Of course, there are practical problems to solve. First, there is the question of printing new currency. Swedish economist Gabriel Stein covered this in a 2009 report for Lombard Street Research: ‘There will probably have to be a period in which euros and the new currency circulate together, but the experience of the switch to euro notes and coins’ – and we all remember that – ‘has shown that this parallel circulation period can be fairly limited – probably no more than a fortnight.’
Euro banknotes have a code which shows which eurozone member has issued them. The code letter for Greece is Y. We can assume that during that change-over weekend a fixed exchange rate will be announced between the euro and the new drachma. So the Greek government can use ‘its’ Y-currency as drachmas until new notes are printed.
Then there is the matter of contracts and other liabilities denominated in euros. As Mr Stein points out: ‘In the run-up to EMU, this was dealt with by legislating that all liabilities denominated in the legacy currencies’ – meaning, for example, the punt – ‘would as of a certain date be deemed to be denominated in euros at a pre-announced exchange rate.’ All that would have to happen is that this process be reversed.

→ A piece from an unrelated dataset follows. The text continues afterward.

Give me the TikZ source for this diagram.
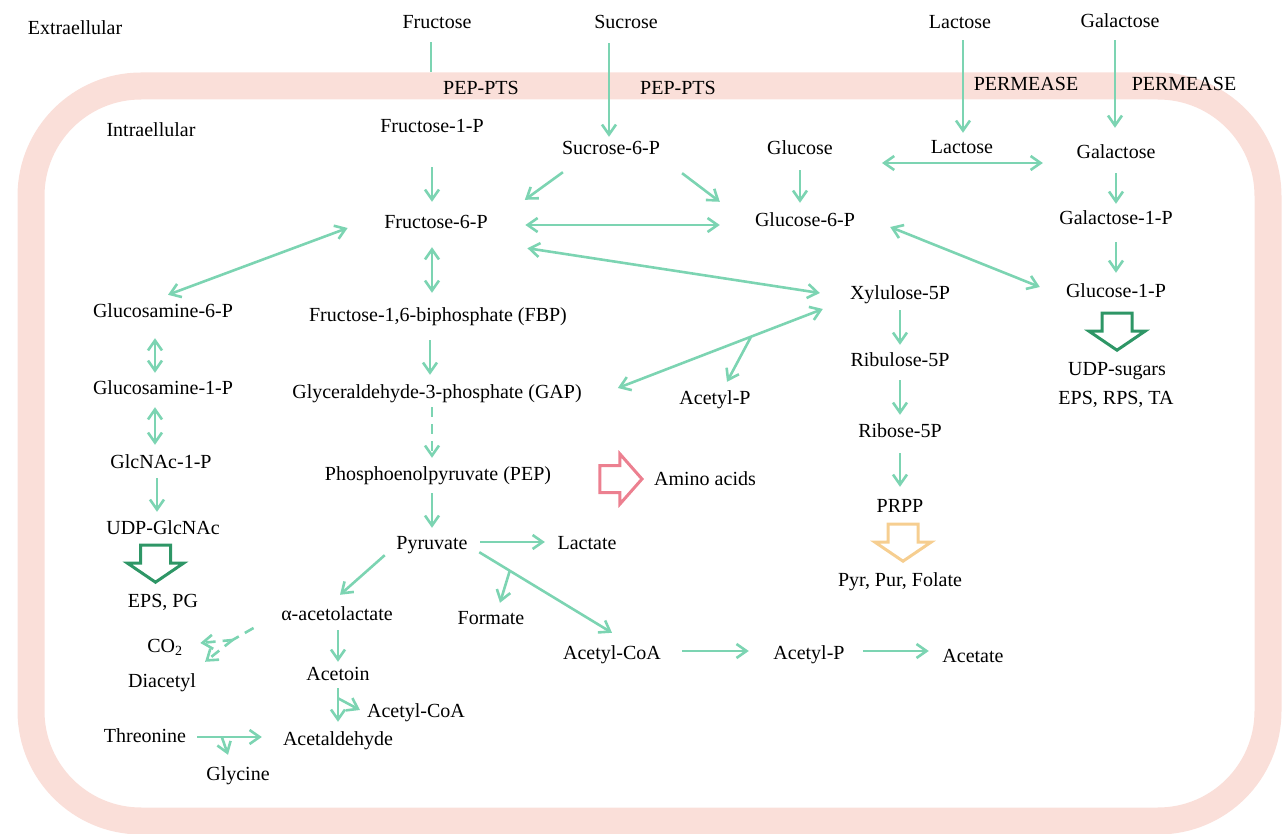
\documentclass[tikz,border=0pt]{standalone}
\usepackage{fontspec}
\setmainfont{Liberation Serif}
\usetikzlibrary{positioning,calc}
\usetikzlibrary{arrows.meta}
\definecolor{mint}{RGB}{124,212,178}
\definecolor{membranepink}{RGB}{250,223,217}
\definecolor{sugargreen}{RGB}{46,150,102}
\definecolor{aminopink}{RGB}{236,128,144}
\definecolor{prppyellow}{RGB}{246,206,144}
\tikzset{flow/.style={draw=mint, line width=2.6pt, -{Straight Barb[length=10pt, width=14pt]}}}
\tikzset{flowboth/.style={flow, {Straight Barb[length=10pt, width=14pt]}-{Straight Barb[length=10pt, width=14pt]}}}
\tikzset{flowline/.style={draw=mint, line width=2.6pt}}
\tikzset{pathdash/.style={dash pattern=on 10pt off 7pt}}
\tikzset{metab/.style={font=\fontsize{20}{24}\selectfont, inner sep=0pt, text height=14pt, text depth=0pt}}
\tikzset{membrane/.style={draw=membranepink, line width=27pt, rounded corners=110pt}}
\tikzset{blockarrow/.style={line width=3pt, line join=miter}}
\tikzset{bigdown/.pic={\draw[pic actions] (-15,0) -- (15,0) -- (15,-18) -- (28,-18) -- (0,-37) -- (-28,-18) -- (-15,-18) -- cycle;}}
\tikzset{bigright/.pic={\draw[pic actions] (0,13.5) -- (20,13.5) -- (20,25) -- (42,0) -- (20,-25) -- (20,-13.5) -- (0,-13.5) -- cycle;}}

\begin{document}
\begin{tikzpicture}[x=1pt, y=1pt]
		\useasboundingbox (0,0) rectangle (1286,-834);
		
		% cell membrane
		\draw[membrane] (31,-86) rectangle (1268,-821);
		
		% OUTSIDE / MEMBRANE
		\node[metab] (ext)    at (75,-28)   {Extraellular};
		\node[metab] (fru)    at (437,-22)  {Fructose};
		\node[metab] (suc)    at (626,-22)  {Sucrose};
		\node[metab] (lacout) at (960,-22)  {Lactose};
		\node[metab] (galout) at (1120,-21) {Galactose};
		\node[metab] (pts1)   at (481,-88)  {PEP-PTS};
		\node[metab] (pts2)   at (678,-88)  {PEP-PTS};
		\node[metab] (perm1)  at (1026,-84) {PERMEASE};
		\node[metab] (perm2)  at (1184,-84) {PERMEASE};
		
		% INSIDE
		\node[metab] (int)      at (151,-130)  {Intraellular};
		\node[metab] (f1p)      at (432,-126)  {Fructose-1-P};
		\node[metab] (s6p)      at (611,-148)  {Sucrose-6-P};
		\node[metab] (glc)      at (800,-148)  {Glucose};
		\node[metab] (lacin)    at (962,-147)  {Lactose};
		\node[metab] (galin)    at (1116,-152) {Galactose};
		\node[metab] (f6p)      at (436,-222)  {Fructose-6-P};
		\node[metab] (g6p)      at (805,-220)  {Glucose-6-P};
		\node[metab] (gal1p)    at (1116,-218) {Galactose-1-P};
		\node[metab] (gn6p)     at (163,-311)  {Glucosamine-6-P};
		\node[metab] (fbp)      at (438,-315)  {Fructose-1,6-biphosphate (FBP)};
		\node[metab] (xyl)      at (900,-293)  {Xylulose-5P};
		\node[metab] (g1p)      at (1116,-291) {Glucose-1-P};
		\node[metab] (gn1p)     at (163,-388)  {Glucosamine-1-P};
		\node[metab] (gap)      at (437,-392)  {Glyceraldehyde-3-phosphate (GAP)};
		\node[metab] (acp1)     at (715,-398)  {Acetyl-P};
		\node[metab] (rbl)      at (900,-360)  {Ribulose-5P};
		\node[metab] (udps)     at (1117,-369) {UDP-sugars};
		\node[metab] (epsrps)   at (1116,-398) {EPS, RPS, TA};
		\node[metab] (rib)      at (900,-430)  {Ribose-5P};
		\node[metab] (glcnac1p) at (161,-461)  {GlcNAc-1-P};
		\node[metab] (pep)      at (438,-473)  {Phosphoenolpyruvate (PEP)};
		\node[metab] (amino)    at (705,-478)  {Amino acids};
		\node[metab] (prpp)     at (900,-505)  {PRPP};
		\node[metab] (udpg)     at (163,-527)  {UDP-GlcNAc};
		\node[metab] (pyr)      at (432,-542)  {Pyruvate};
		\node[metab] (lac)      at (587,-542)  {Lactate};
		\node[metab] (pyrpur)   at (900,-579)  {Pyr, Pur, Folate};
		\node[metab] (epspg)    at (163,-600)  {EPS, PG};
		\node[metab] (alac)     at (337,-613)  {α-acetolactate};
		\node[metab] (form)     at (491,-617)  {Formate};
		\node[metab] (co2)      at (165,-645)  {CO\textsubscript{2}};
		\node[metab] (acoa)     at (612,-652)  {Acetyl-CoA};
		\node[metab] (acp2)     at (809,-652)  {Acetyl-P};
		\node[metab] (ace)      at (973,-655)  {Acetate};
		\node[metab] (diac)     at (162,-680)  {Diacetyl};
		\node[metab] (acetoin)  at (338,-673)  {Acetoin};
		\node[metab] (acoa2)    at (416,-710)  {Acetyl-CoA};
		\node[metab] (thr)      at (145,-735)  {Threonine};
		\node[metab] (ald)      at (338,-738)  {Acetaldehyde};
		\node[metab] (gly)      at (238,-773)  {Glycine};
		
		% transport
		\coordinate (fruin) at ([xshift=-6pt, yshift=-43pt]fru.south);
		\draw[flowline] ([xshift=-6pt, yshift=-13pt]fru.south) -- (fruin);
		\draw[flow] ([xshift=-17pt, yshift=-14pt]suc.south) -- ([xshift=-2pt, yshift=4pt]s6p.north);
		\draw[flow] ([xshift=3pt, yshift=-11pt]lacout.south) -- ([xshift=1pt, yshift=7pt]lacin.north);
		\draw[flow] ([xshift=-5pt, yshift=-12pt]galout.south) -- ([xshift=-1pt, yshift=17pt]galin.north);
		
		% lactose / galactose
		\draw[flowboth] ([xshift=49pt, yshift=-15pt]glc.east) -- ([xshift=-33.5pt, yshift=-11pt]galin.west);
		\draw[flow] ([yshift=-14pt]galin.south) -- ([yshift=7pt]gal1p.north);
		\draw[flow] ([yshift=-17pt]gal1p.south) -- ([yshift=11pt]g1p.north);
		\draw[flowboth] ([xshift=35pt, yshift=-7pt]g6p.east) -- ([xshift=-26pt, yshift=4pt]g1p.west);
		\pic[draw=sugargreen, blockarrow] at ([xshift=1pt, yshift=-15pt]g1p.south) {bigdown};
		
		% glycolysis
		\draw[flow] ([yshift=-34pt]f1p.south) -- ([xshift=-4pt, yshift=13pt]f6p.north);
		\draw[flow] ([xshift=1pt, yshift=-17pt]s6p.south west) -- ([xshift=37pt, yshift=15pt]f6p.north east);
		\draw[flow] ([xshift=22pt, yshift=-18pt]s6p.south east) -- ([xshift=-35pt, yshift=11pt]g6p.north west);
		\draw[flow] ([yshift=-15pt]glc.south) -- ([xshift=-5pt, yshift=10pt]g6p.north);
		\draw[flowboth] ([xshift=37.5pt, yshift=-3pt]f6p.east) -- ([xshift=-35pt, yshift=-5pt]g6p.west);
		\draw[flowboth] ([xshift=39.5pt, yshift=-19pt]f6p.south east) -- ([xshift=-30pt]xyl.west);
		\draw[flowboth] ([xshift=-36.5pt, yshift=-6pt]f6p.west) -- ([xshift=5pt, yshift=9pt]gn6p.north);
		\draw[flowboth] ([xshift=-4pt, yshift=-18pt]f6p.south) -- ([xshift=-6pt, yshift=15pt]fbp.north);
		\draw[flow] ([xshift=-8pt, yshift=-18pt]fbp.south) -- ([xshift=-7pt, yshift=10pt]gap.north);
		\draw[flowboth] ([xshift=36pt, yshift=4pt]gap.east) -- coordinate[pos=0.65] (xylfork) ([xshift=-27pt, yshift=-16pt]xyl.west);
		\draw[flow] (xylfork) -- ([xshift=12pt, yshift=9pt]acp1.north);
		\draw[flow, pathdash] ([xshift=-5pt, yshift=-8pt]gap.south) -- ([xshift=-6pt, yshift=8pt]pep.north);
		\draw[flow] ([xshift=-6pt, yshift=-13pt]pep.south) -- ([yshift=7pt]pyr.north);
		\pic[draw=aminopink, blockarrow] at ([xshift=-54pt, yshift=-1pt]amino.west) {bigright};
		
		% pentose phosphate
		\draw[flow] ([yshift=-10pt]xyl.south) -- ([yshift=8pt]rbl.north);
		\draw[flow] ([yshift=-13pt]rbl.south) -- ([yshift=8pt]rib.north);
		\draw[flow] ([yshift=-16pt]rib.south) -- ([yshift=11pt]prpp.north);
		\pic[draw=prppyellow, blockarrow] at ([xshift=3pt, yshift=-12pt]prpp.south) {bigdown};
		
		% amino sugars
		\draw[flowboth] ([xshift=-8pt, yshift=-20pt]gn6p.south) -- ([xshift=-8pt, yshift=8pt]gn1p.north);
		\draw[flowboth] ([xshift=-8pt, yshift=-12pt]gn1p.south) -- ([xshift=-6pt, yshift=9pt]glcnac1p.north);
		\draw[flow] ([xshift=-4pt, yshift=-10pt]glcnac1p.south) -- ([xshift=-6pt, yshift=8pt]udpg.north);
		\pic[draw=sugargreen, blockarrow] at ([xshift=-7.5pt, yshift=-11pt]udpg.south) {bigdown};
		
		% pyruvate
		\draw[flow] ([xshift=12.5pt]pyr.east) -- ([xshift=-12.5pt]lac.west);
		\draw[flow] ([xshift=11.5pt, yshift=-3pt]pyr.south east) -- coordinate[pos=0.23] (pyrfork) ([yshift=12pt]acoa.north);
		\draw[flow] (pyrfork) -- ([xshift=9pt, yshift=7pt]form.north);
		\draw[flow] ([xshift=-11.5pt, yshift=-6pt]pyr.south west) -- ([xshift=3pt, yshift=11pt]alac.north);
		\draw[flow] ([xshift=21pt, yshift=1pt]acoa.east) -- ([xshift=-24.5pt, yshift=1pt]acp2.west);
		\draw[flow] ([xshift=18.5pt, yshift=1pt]acp2.east) -- ([xshift=-13.5pt, yshift=4pt]ace.west);
		
		% acetolactate
		\coordinate (dfork) at ([xshift=-48.5pt, yshift=-27pt]alac.west);
		\draw[flowline, pathdash] ([xshift=-27.5pt, yshift=-15pt]alac.west) -- (dfork);
		\draw[flow, pathdash] (dfork) -- ([xshift=17.5pt, yshift=2pt]co2.east);
		\draw[flow, pathdash] (dfork) -- ([xshift=9pt, yshift=11pt]diac.north east);
		\draw[flow] ([xshift=1pt, yshift=-10pt]alac.south) -- ([yshift=4pt]acetoin.north);
		\draw[flow] ([yshift=-8pt]acetoin.south) -- coordinate[pos=0.3] (acetfork) ([yshift=9pt]ald.north);
		\draw[flow] (acetfork) -- ([xshift=-7pt]acoa2.west);
		\draw[flow] ([xshift=11pt, yshift=-2pt]thr.east) -- coordinate[pos=0.38] (thrfork) ([xshift=-21pt, yshift=1pt]ald.west);
		\draw[flow] (thrfork) -- ([xshift=-10pt, yshift=11pt]gly.north);
		
	\end{tikzpicture}
\end{document}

As for bank deposits, the Greek government could pass a law saying that all deposits by Greeks in local banks will be deemed to be in the new currency. Foreigners holding accounts could be given a choice whether to keep their deposits in euros or switch them to the new currency.
As for why foreigner would want to let his account be switched to new drachmas – which of course would be devalued against the euro, that would be the point of dropping out of the single currency – he probably wouldn’t. Which is why most foreigners with Greek bank accounts must have already shifted out their money.

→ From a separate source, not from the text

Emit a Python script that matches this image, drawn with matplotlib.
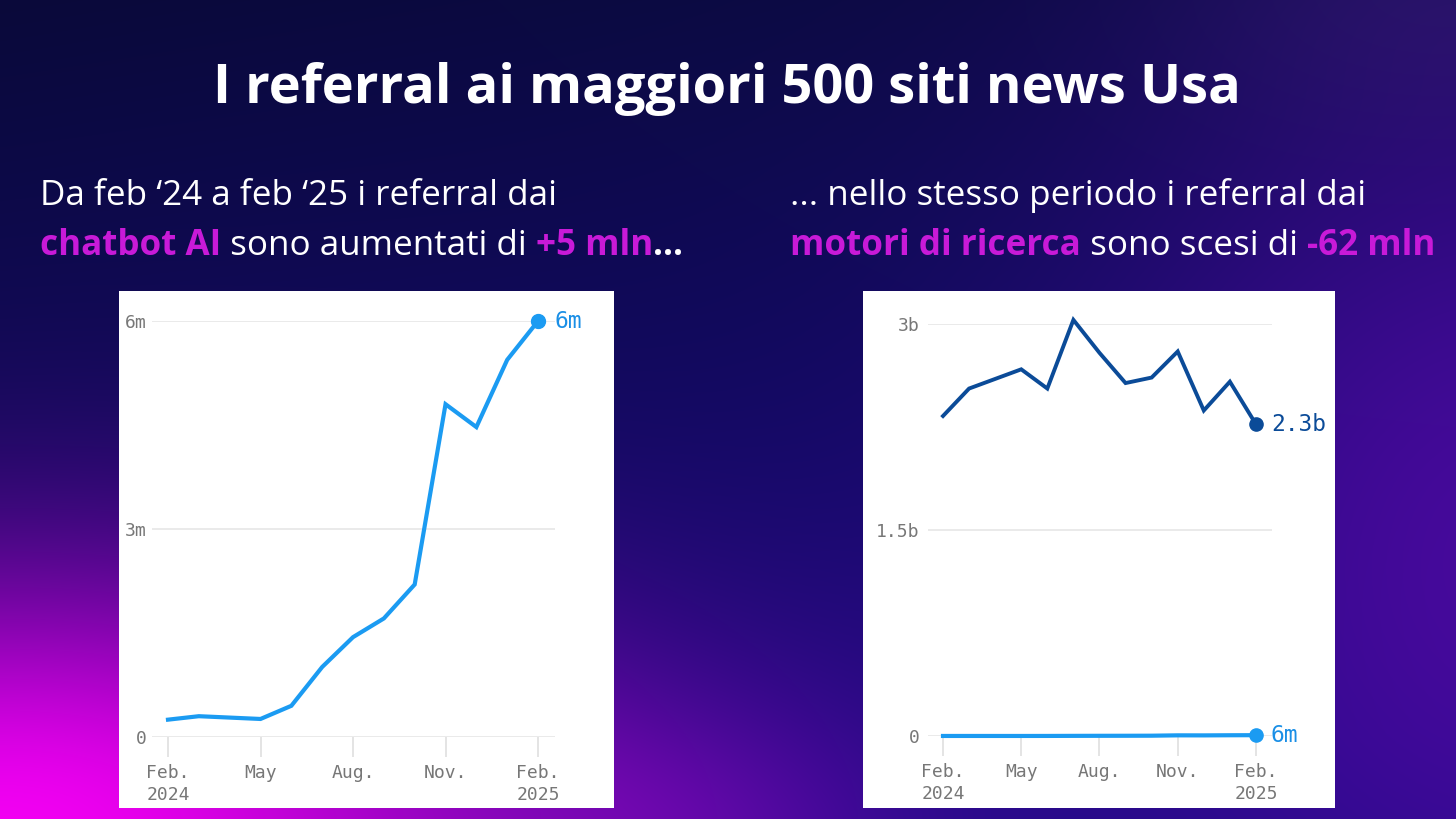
import numpy as np
import matplotlib
matplotlib.use("Agg")
import matplotlib.pyplot as plt
from matplotlib.patches import Rectangle
from matplotlib.colors import to_rgb

# ---------------- data ----------------
title = "I referral ai maggiori 500 siti news Usa"
tick_idx = [0, 3, 6, 9, 12]
tick_labels = ["Feb.\n2024", "May", "Aug.", "Nov.", "Feb.\n2025"]
# monthly referrals Feb 2024 .. Feb 2025
chatbot_m = [0.25, 0.30, 0.28, 0.26, 0.45, 1.01, 1.44, 1.71, 2.20, 4.80, 4.47, 5.44, 6.00]   # millions
search_b = [2.33, 2.53, 2.60, 2.67, 2.53, 3.03, 2.79, 2.57, 2.61, 2.80, 2.37, 2.58, 2.27]    # billions
left_yticks = [0, 3, 6]
left_ylabels = ["0", "3m", "6m"]
right_yticks = [0, 1.5, 3]
right_ylabels = ["0", "1.5b", "3b"]
left_end_label = "6m"
right_end_labels = ["2.3b", "6m"]

W, H, DPI = 1456, 819, 100
MAG = "#c81ad8"
LIGHT = "#1b9bf2"
LIGHT_TXT = "#1a8fe6"
DARK = "#0b4b98"
GRAY = "#777777"
SANS = ["Open Sans", "DejaVu Sans"]
MONO = ["DejaVu Sans Mono"]

fig = plt.figure(figsize=(W / DPI, H / DPI), dpi=DPI)

def fx(px):
    return px / W

def fy(py):
    return 1 - py / H

# ---------------- background ----------------
yy, xx = np.mgrid[0:H, 0:W].astype(float)

def col(h):
    return np.array(to_rgb(h))

s = np.clip(yy / H * 0.85 + xx / W * 0.25, 0, 1)[..., None]
img = col("#0a0a3a") * (1 - s) + col("#160a80") * s

def blob(img, cx, cy, sx, sy, c, a):
    w = a * np.exp(-(((xx - cx) / sx) ** 2 + ((yy - cy) / sy) ** 2) / 2)[..., None]
    return img * (1 - w) + col(c) * w

img = blob(img, W, 0, 200, 110, "#2c1c66", 0.6)
img = blob(img, W + 60, 560, 300, 330, "#4c0aa0", 0.9)
img = blob(img, 660, 840, 160, 90, "#5a0aa8", 0.6)
img = blob(img, 0, 830, 400, 180, "#f200f2", 1.0)

bg = fig.add_axes([0, 0, 1, 1], zorder=0)
bg.imshow(img, extent=[0, W, H, 0], aspect="auto", interpolation="bilinear")
bg.set_xlim(0, W)
bg.set_ylim(H, 0)
bg.axis("off")

# white panels
bg.add_patch(Rectangle((119, 291), 495, 517, facecolor="white", edgecolor="none"))
bg.add_patch(Rectangle((863, 291), 472, 517, facecolor="white", edgecolor="none"))

renderer = fig.canvas.get_renderer()

def width_of(s, **kw):
    t = fig.text(0, 0, "|" + s + "|", **kw)
    w1 = t.get_window_extent(renderer).width
    t.remove()
    t = fig.text(0, 0, "||", **kw)
    w0 = t.get_window_extent(renderer).width
    t.remove()
    return w1 - w0

# ---------------- title ----------------
t = fig.text(fx(727), fy(102.5), title, ha="center", va="baseline", color="white",
             fontsize=40, fontweight="bold", family=SANS)
tw = t.get_window_extent(renderer).width
t.set_fontsize(40 * 1028 / tw)

# ---------------- subtitles ----------------
lines = [
    (40, 205, 523, [("Da feb ‘24 a feb ‘25 i referral dai", "normal", "white")]),
    (40, 255, 641, [("chatbot AI", "bold", MAG), (" sono aumentati di ", "normal", "white"),
                    ("+5 mln", "bold", MAG), ("...", "bold", "white")]),
    (790, 205, 570, [("... nello stesso periodo i referral dai", "normal", "white")]),
    (790, 255, 636, [("motori di ricerca", "bold", MAG), (" sono scesi di ", "normal", "white"),
                     ("-62 mln", "bold", MAG)]),
]
base_fs = 22
ratios = []
for x0, y0, target, segs in lines:
    tot = sum(width_of(sg, fontsize=base_fs, fontweight=wt, family=SANS) for sg, wt, c in segs)
    ratios.append(target / tot)
fs = base_fs * float(np.mean(ratios))
for x0, y0, target, segs in lines:
    x = x0
    for sg, wt, c in segs:
        fig.text(fx(x), fy(y0), sg, ha="left", va="baseline", color=c, fontsize=fs,
                 fontweight=wt, family=SANS)
        x += width_of(sg, fontsize=fs, fontweight=wt, family=SANS)

# ---------------- chart helpers ----------------
def style_axes(ax, yticks, ylabels, ypad):
    ax.set_facecolor("none")
    for sp in ax.spines.values():
        sp.set_visible(False)
    ax.set_yticks(yticks)
    ax.set_yticklabels(ylabels, family=MONO, fontsize=13, color=GRAY)
    ax.set_xticks(tick_idx)
    ax.set_xticklabels(tick_labels, family=MONO, fontsize=13, color=GRAY, linespacing=1.3)
    ax.tick_params(axis="y", length=0, pad=ypad)
    ax.tick_params(axis="x", length=14.4, width=1.1, color="#dcdcdc", pad=5)
    ax.grid(axis="y", color="#e4e4e4", lw=1.1)
    ax.grid(axis="x", visible=False)
    ax.set_axisbelow(True)

x = np.arange(len(chatbot_m))

# left chart
axL = fig.add_axes([fx(152), fy(737), (555 - 152) / W, (737 - 321) / H], zorder=2)
axL.plot(x, chatbot_m, color=LIGHT, lw=3, solid_joinstyle="miter", clip_on=False)
axL.plot(x[-1], chatbot_m[-1], "o", color=LIGHT, ms=10, clip_on=False)
axL.annotate(left_end_label, (x[-1], chatbot_m[-1]), xytext=(16, 0), textcoords="offset pixels",
             va="center", ha="left", color=LIGHT_TXT, fontsize=16.5, family=MONO)
axL.set_xlim(-0.519, 12.55)
axL.set_ylim(0, 6)
style_axes(axL, left_yticks, left_ylabels, 4)

# right chart
chatbot_b = [v / 1000 for v in chatbot_m]
axR = fig.add_axes([fx(928), fy(736), (1272 - 928) / W, (736 - 324) / H], zorder=2)
axR.plot(x, search_b, color=DARK, lw=2.8, solid_joinstyle="miter", clip_on=False)
axR.plot(x[-1], search_b[-1], "o", color=DARK, ms=9.5, clip_on=False)
axR.plot(x, chatbot_b, color=LIGHT, lw=3, clip_on=False)
axR.plot(x[-1], chatbot_b[-1], "o", color=LIGHT, ms=9.5, clip_on=False)
axR.annotate(right_end_labels[0], (x[-1], search_b[-1]), xytext=(15, 0), textcoords="offset pixels",
             va="center", ha="left", color=DARK, fontsize=16.5, family=MONO)
axR.annotate(right_end_labels[1], (x[-1], chatbot_b[-1]), xytext=(15, 0), textcoords="offset pixels",
             va="center", ha="left", color=LIGHT_TXT, fontsize=16.5, family=MONO)
axR.set_xlim(-0.575, 12.615)
axR.set_ylim(0, 3)
style_axes(axR, right_yticks, right_ylabels, 6)

fig.savefig("out.png", dpi=DPI)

Mr Stein suggests one way to deal with the danger of a run on deposits collapsing the banks: offer depositors an interest rate so high in the short term that it could compensate for the devaluation risk (Mr Ruparel suggests the banks would be nationalised, and he may be right). Or the banks could attract deposits from elsewhere, borrowing on the inter-bank market.
And after that it gets technical, but just remember that devaluation is a decision made throughout financial history by many different countries.
It’s not fatal. It’s just business. The risks can be contained, and are survivable.
But if Greece stays in the euro the pain will be more years long and deep and real economic health cannot return.
For Greece, it is well worth the suffering to be free again, free to rebuild its businesses and employment, free to attract every foreign investor to its newly cheap commercial property and newly low cost labour -- and every one of us to its beaches and tavernas.